Arthur’s Legend – The life and legacy of Arthur Erickson.

Posted on July 5, 2010


I am a long-time fan of Arthur Erickson, the seminal Canadian architect who sadly passed away in 2009, and I’ve been meaning to write about his work since I started this blog. Having recently returned from a trip to his home town of Vancouver, where I was very fortunate to get a chance to visit a couple of his buildings, now seems like an appropriate time to write about the man and his work.

Born in 1924, Erickson originally studied Asian languages at the University of British Columbia, before joining the Canadian Army Intelligence Corps in 1943, where he saw service in India, Ceylon and Malaysia, eventually rising to the rank of Captain. After the War, he graduated at the top of his class from McGill University in Montreal and in 1950 he returned to the University of British Columbia as an associate professor to teach architecture. Whilst there he started a  firm with Geoffrey Massey designing houses, and, in 1963, the pair submitted the winning design for the Simon Fraser University. In 1973 he was awarded the Order of Canada, and in 1981 promoted to Companion – the highest honour in the Canadian system of honours. He is responsible for many of the most important buildings in Canada, including the Simon Fraser University, the Museum of Anthropology, Vancouver’s Law Courts, as well as being the architect personally selected by former Prime Minister, Pierre Trudeau, to design the Canadian Embassy in Washington, DC.

Vancouver Law Courts

So, with this in mind, you might imagine that his buildings would be protected as a part of Canadian heritage. Sadly, not so. One of his most beautiful houses, the Graham House, was recently leveled after falling into disrepair. The idea that such monuments of Canadian design are being torn down to make way for new homes that could not possibly equal the simplicity and beauty of Erickson’s designs is tragic. Canada not only loses one of its most beautiful homes, but also loses a part of its history and culture which future generations will no longer be able to enjoy. Can you imagine Frank Lloyd Wright’s “Fallingwater” being left to crumble or bulldozed to make way for a block of flats?

Erickson's Graham House was demolished in 2007.

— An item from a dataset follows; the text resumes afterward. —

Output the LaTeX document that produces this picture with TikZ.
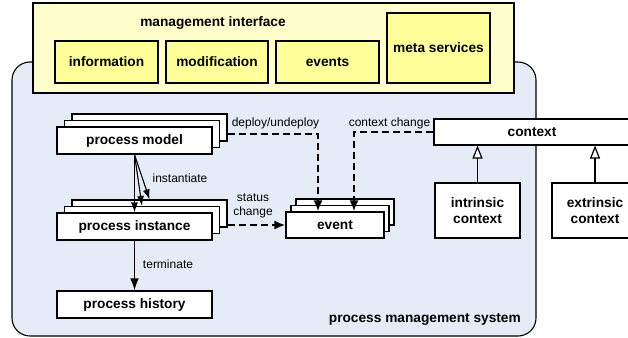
\documentclass[tikz,border=0pt]{standalone}
\usepackage{fontspec}
\setmainfont{Liberation Sans}
\usetikzlibrary{arrows.meta,calc}
\definecolor{ifaceouter}{HTML}{FFFFCC}
\definecolor{ifaceinner}{HTML}{FFFF99}
\definecolor{pmsfill}{HTML}{E6ECF7}
\tikzset{
  every node/.style={font=\fontsize{12}{14}\selectfont, inner sep=0pt},
  boldtext/.style={font=\bfseries\fontsize{13.7}{16}\selectfont, align=center},
  framed/.style={draw, line width=1.1pt, boldtext},
  comp/.style={framed, fill=white},
  iface/.style={framed, fill=ifaceinner},
  pmsbox/.style={draw, line width=1.1pt, fill=pmsfill, rounded corners=18pt},
  flow/.style={line width=1.2pt, -{Latex[length=12pt,width=8.5pt]}},
  thinflow/.style={line width=1.1pt, -{Latex[length=10pt,width=7pt]}},
  evflow/.style={line width=2.5pt, dash pattern=on 7pt off 4pt,
                 -{Latex[length=11pt,width=9pt]}},
  inherit/.style={line width=1.2pt, -{Triangle[open,length=13pt,width=10pt,fill=white]}},
  lbl/.style={font=\fontsize{12}{14}\selectfont, align=center}
}
\begin{document}
\begin{tikzpicture}[x=1pt,y=-1pt]
\clip (0,0) rectangle (628,337);

% process management system container
\node[pmsbox, minimum width=524pt, minimum height=274pt] (pms) at (274,199) {};
\node[boldtext, anchor=east] (pmslabel) at (521,319) {process management system};

% management interface
\node[framed, fill=ifaceouter, minimum width=481pt, minimum height=90pt] (mi) at (273.5,48) {};
\node[boldtext] (mititle) at (213,23) {management interface};
\node[iface, minimum width=103pt, minimum height=42pt] (info) at (106.5,62) {information};
\node[iface, minimum width=102pt, minimum height=42pt] (modif) at (217,62) {modification};
\node[iface, minimum width=103pt, minimum height=42pt] (events) at (327.5,62) {events};
\node[iface, minimum width=103pt, minimum height=70pt] (meta) at (438.5,48) {meta services};

% process model (stacked)
\node[comp, minimum width=155pt, minimum height=27pt] (pmB) at (149.5,127.5) {};
\node[comp, minimum width=155pt, minimum height=27pt] (pmM) at (142,134) {};
\node[comp, minimum width=155pt, minimum height=27pt] (pm) at (134.5,140.5) {process model};

% process instance (stacked)
\node[comp, minimum width=155pt, minimum height=27pt] (ipB) at (149.5,213.5) {};
\node[comp, minimum width=155pt, minimum height=27pt] (ipM) at (142,220) {};
\node[comp, minimum width=155pt, minimum height=27pt] (ip) at (134.5,226.5) {process instance};

% process history
\node[comp, minimum width=155pt, minimum height=27pt] (ph) at (134.5,304.5) {process history};

% event (stacked)
\node[comp, minimum width=98pt, minimum height=26pt] (evB) at (345,212) {};
\node[comp, minimum width=98pt, minimum height=26pt] (evM) at (340,218.5) {};
\node[comp, minimum width=98pt, minimum height=26pt] (ev) at (335,225) {event};

% context hierarchy
\node[comp, minimum width=196pt, minimum height=26pt] (ctx) at (532,132) {context};
\node[comp, minimum width=85pt, minimum height=55pt] (intr) at (477.5,210.5) {intrinsic\\context};
\node[comp, minimum width=86pt, minimum height=55pt] (extr) at (595,210.5) {extrinsic\\context};

% bends of the event connectors
\coordinate (deployturn) at (318,134);
\coordinate (ctxturn) at (354,132);

% instantiation and termination
\draw[thinflow] (pm.south) -- (ip.north);
\draw[thinflow] (pm.south) -- (ipM.north);
\draw[thinflow] (pm.south) -- (ipB.north);
\node[lbl] (instlbl) at (180,178) {instantiate};
\draw[flow] (ip.south) -- (ph.north);
\node[lbl] (termlbl) at (168,264) {terminate};

% event sources
\draw[evflow] (pmB.east |- deployturn) -- (deployturn) -- (deployturn |- ev.north);
\node[lbl] (deploylbl) at (275.5,123) {deploy/undeploy};
\draw[evflow] (ctx.west |- ctxturn) -- (ctxturn) -- (ctxturn |- ev.north);
\node[lbl] (ctxlbl) at (389.5,123) {context change};
\draw[evflow] (ipB.east |- ev.west) -- (ev.west);
\node[lbl] (statuslbl) at (253,206) {status\\change};

% specialisation of context
\draw[inherit] (intr.north) -- (intr.north |- ctx.south);
\draw[inherit] (extr.north) -- (extr.north |- ctx.south);
\end{tikzpicture}
\end{document}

However, this means that there are still examples of his work for private sale, and, if you can spare a couple of million Canadian dollars, you could own your very own piece of architectural history. For instance, you can purchase a five bedroom Erickson designed home in West Vancouver for a mere $3,298,oo. I briefly stopped by this property, and although its low profile doesn’t immediately suggest its asking price, it is a deceptively spacious and modern building and well worth the asking price. Interestingly, it is the interior of this property that features in the film Twilight: New Moon as the vampire’s family home.

Inside the West Vancouver Erickson designed home used in "Twilight: New Moon"

A horrible, horrible movie.

However, if three mil is a bit out of your price range, you can book a stay at Erickson’s Baldwin House.

I was fortunate enough to wander around the Museum of Anthropology at a more leisurely pace and inspect the concrete structure more closely. This building is a fine example of Erickson’s post and lintel design ethic and draws interesting parallels between his modernist designs and the construction techniques of the First Nations. The native totem poles, visible through the vast glass windows, balance with the vertical concrete posts of the building. The setting is exquisite too, nestled in amongst the trees with a view across the water that underscores the raw power of Vancouver’s natural environment.

Erickson's Museum of Anthropology. Photo by yours truly.

Erickson’s designs are distinctly modernist in flavour, with an almost futuristic quality, so it is not surprising that they should feature so prominently in the re-imagined Battlestar Galactica television series.

Several of his designs, including the previously mentioned Simon Fraser University building, as well as his Waterfall building are used as locations in the series. Scott Firth, one of the team responsible for the shows locations stated:

“Arthur Erickson’s buildings totally suit the style of the show… He’s one of our favorite architects, and you’ll see quite a few of his buildings in ‘Caprica.’ They’re quite striking. They’re really sexy buildings.”

Side by side comparison of BSG’s Riverwalk Market and Erickson’s Simon Fraser University.

Erickson courted much controversy in his lifetime. Not only was his selection and his ultimate design for the Canadian Embassy in Washington DC contentious, he also came under public scrutiny in the 90s, when he accumulated massive debts amounting to $10 million and was forced into bankruptcy. Erickson and his long-term partner Francisco Kripacz, an interior  designer, also faced accusations of tax evasion and using company funds to finance their lavish lifestyle.

However, none of this should detract from the incredible work Erickson produced in his lifetime. His awards speak for themselves and his buildings look as fresh and modern as they did when they were designed. The fact that so many of his buildings are used in productions such as Twilight and BSG to represent the cutting edge of architecture are a fitting compliment to his abilities.